■ PROBLEM TO SOLVE: Retype all of the listing exactly, passing over any picture you find.

■ DATA SHOWN:
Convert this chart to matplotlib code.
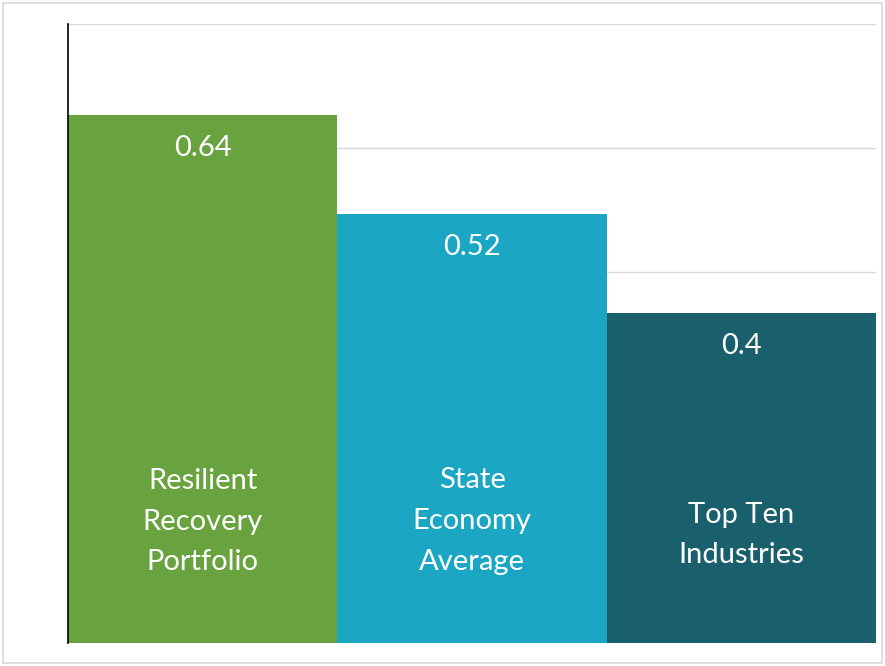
import matplotlib
matplotlib.use("Agg")
import matplotlib.pyplot as plt
from matplotlib.patches import Rectangle

# ============================================================
# 数据
# ============================================================
categories = ["Resilient\nRecovery\nPortfolio", "State\nEconomy\nAverage", "Top Ten\nIndustries"]
values = [0.64, 0.52, 0.4]
colors = ["#69A340", "#1BA6C4", "#1A5F6C"]
label_y = [0.147, 0.148, 0.131]   # 类别标签中心位置

plt.rcParams["font.family"] = ["Lato", "DejaVu Sans"]

fig = plt.figure(figsize=(8.85, 6.66), dpi=100)
ax = fig.add_axes([68 / 885, 1 - 643 / 666, (876 - 68) / 885, (643 - 24) / 666])

# 外框
fig.patches.append(Rectangle((3 / 885, 3 / 666), 879 / 885, 660 / 666,
                             transform=fig.transFigure, fill=False,
                             edgecolor="#D9D9D9", linewidth=1.2))

x = range(len(values))
ax.bar(x, values, width=1.0, color=colors, zorder=2)

for i, v in enumerate(values):
    ax.text(i, v - 0.04, f"{v:g}", ha="center", va="center",
            color="white", fontsize=21, zorder=3)
    ax.text(i, label_y[i], categories[i], ha="center", va="center",
            color="white", fontsize=21, linespacing=1.7, zorder=3)

ax.set_xlim(-0.5, 2.5)
ax.set_ylim(0, 0.75)
ax.set_yticks([0.15, 0.3, 0.45, 0.6, 0.75])
ax.yaxis.grid(True, color="#D9D9D9", linewidth=1, zorder=0)
ax.set_axisbelow(True)
ax.tick_params(left=False, bottom=False, labelleft=False, labelbottom=False)
for s in ["top", "right", "bottom"]:
    ax.spines[s].set_visible(False)
ax.spines["left"].set_color("black")
ax.spines["left"].set_linewidth(1.2)

fig.savefig("out.png", dpi=100)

■ THE ANSWER:
Convert this chart to matplotlib code.
import matplotlib
matplotlib.use("Agg")
import matplotlib.pyplot as plt
from matplotlib.patches import Rectangle

# ============================================================
# 数据
# ============================================================
categories = ["Resilient\nRecovery\nPortfolio", "State\nEconomy\nAverage", "Top Ten\nIndustries"]
values = [0.64, 0.52, 0.4]
colors = ["#69A340", "#1BA6C4", "#1A5F6C"]
label_y = [0.147, 0.148, 0.131]   # 类别标签中心位置

plt.rcParams["font.family"] = ["Lato", "DejaVu Sans"]

fig = plt.figure(figsize=(8.85, 6.66), dpi=100)
ax = fig.add_axes([68 / 885, 1 - 643 / 666, (876 - 68) / 885, (643 - 24) / 666])

# 外框
fig.patches.append(Rectangle((3 / 885, 3 / 666), 879 / 885, 660 / 666,
                             transform=fig.transFigure, fill=False,
                             edgecolor="#D9D9D9", linewidth=1.2))

x = range(len(values))
ax.bar(x, values, width=1.0, color=colors, zorder=2)

for i, v in enumerate(values):
    ax.text(i, v - 0.04, f"{v:g}", ha="center", va="center",
            color="white", fontsize=21, zorder=3)
    ax.text(i, label_y[i], categories[i], ha="center", va="center",
            color="white", fontsize=21, linespacing=1.7, zorder=3)

ax.set_xlim(-0.5, 2.5)
ax.set_ylim(0, 0.75)
ax.set_yticks([0.15, 0.3, 0.45, 0.6, 0.75])
ax.yaxis.grid(True, color="#D9D9D9", linewidth=1, zorder=0)
ax.set_axisbelow(True)
ax.tick_params(left=False, bottom=False, labelleft=False, labelbottom=False)
for s in ["top", "right", "bottom"]:
    ax.spines[s].set_visible(False)
ax.spines["left"].set_color("black")
ax.spines["left"].set_linewidth(1.2)

fig.savefig("out.png", dpi=100)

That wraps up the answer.